THE “GIFT” OF SHAME
Over the last few months the battery on my phone had been getting weaker and weaker to the point it wouldn’t hold a charge even three or four hours. I‘d been putting up with it and tried to make sure I had a backup option to plug it in, but it was getting quite annoying. I tend to like all my things to work as designed, and this phone was failing me. To be honest, it wasn’t the phone’s fault. I’ve had this particular unit for at least 3 to 4 years and it had served faithfully until recently. I shouldn’t expect things to work forever without some maintenance, yet, I got frustrated when it came up short of my unrealistic expectations.
Well, I bit the bullet and decided to replace the battery. After some research, I purchased the battery and tool kit, then waited until I had a block of time to perform the operation. I went over the step by step process a couple times so as not to make a mistake and started the procedure. Taking out the screws was easy enough. Then came the step of pulling the screen off the case. It was on pretty tight. I tried multiple ways and it would budge only a fraction of an inch. Finally, I braced my arms, slowly increased the force, and it opened. Boy did it open! It opened so hard and fast that it ripped one of the inner cables right in two.
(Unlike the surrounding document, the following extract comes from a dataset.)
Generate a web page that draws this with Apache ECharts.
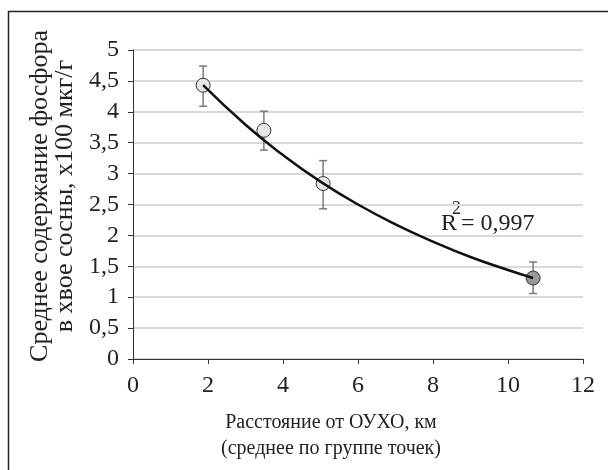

The totality of what just happened started to sink into my brain, “I just broke my phone!” Various feelings rushed through me. I was shocked, angry, sad, disappointed, crushed, and shamed. Here I was trying to make things better and instead I “bricked” my phone. Of all my inner feelings, the one that shocked me was how shameful I felt. It was almost debilitating. Not only that, but I needed to tell my wife and spend additional funds to replace the broken phone. It felt like shame upon shame.
Now the counselor in me started to analyze myself. Why was this so very shameful for me? I was trying to do well and it didn’t turn out like I hoped. It’s natural to feel disappointment but the weight of shame was out of balance for the actual situation.
I was slowly realizing that our Lord was working something in me. He was unearthing some issues in my heart so I would deal with them. I started realizing how much I was still placing my personal significance on my ability to fix and repair things. I’ve always been able to take something broken, reverse engineer the problem, and if possible, find ways to repair it at great savings. Failing to accomplish that hit my pride and self-sufficiency hard—really hard. It felt like I was a terrible person who was wasting money and time. SHAME on me!
It was hard sharing my “failure” with my wife but she became a representative of God for me when I needed it most. She just responded, “Okay, we just need to get another phone.” It wasn’t this big terrible failure to her! She had grace for me to make a mistake and still see the best in me. She stayed relational with me through it all.
I’ll probably still have to deal with shame again, but this experience did something in me that addressed the lie in my heart that “If I break something, even accidentally, that makes me a terrible person”. I wouldn’t have been able to identify that except for the circumstances above. It became obvious when face to face with it.
Additionally, the grace I received from my wife to face disappointments and failures without losing relationship—staying connected brought great healing and actually strengthened our relationship.
I see our heavenly Father doing so much more for us when we take time to connect with Him. He can deal with our disappointments and failures, our fears and shame, our setbacks and sins, without losing relationship with us. He wants us to come to Him with it all, good and bad, big and small, and enter into a healthy, real, growing relationship with Him. His perfect love casts out fear. As we fall in love with Him, He is able to take our shame and sins, and replace them with grace and peace. Our Father is the greatest recycler. He takes all our garbage and turns it into good in us.
Bob Hardin
Director – NWBCC
Testimonies
· During counseling God showed me that: 1. Truth always works together with grace. 2. God cares about restoring our heart and emotions, not just our minds. 3. We can have gratitude in the midst of difficulty. 4. God has abundant life for us now, not just when we are “holy enough” to warrant blessing. 5. God cares about our hearts and doesn’t just expect us to override our emotions with solid theology. 6. I realized I’m trying to be more “just” than God is when I insist on beating myself up for failings when He has already freely forgiven me. 7. I realized Satan’s attacks through lies are what keep me in bondage, not my failures or seeming inability to please God.
Prayer Needs
· Please pray for those needing help and hope to have the courage to schedule, and the willingness to let God deal deeply with their issues, trusting Him for His solutions, purposes, and resolutions.
“Beware of refusing to go to the funeral of your own independence.”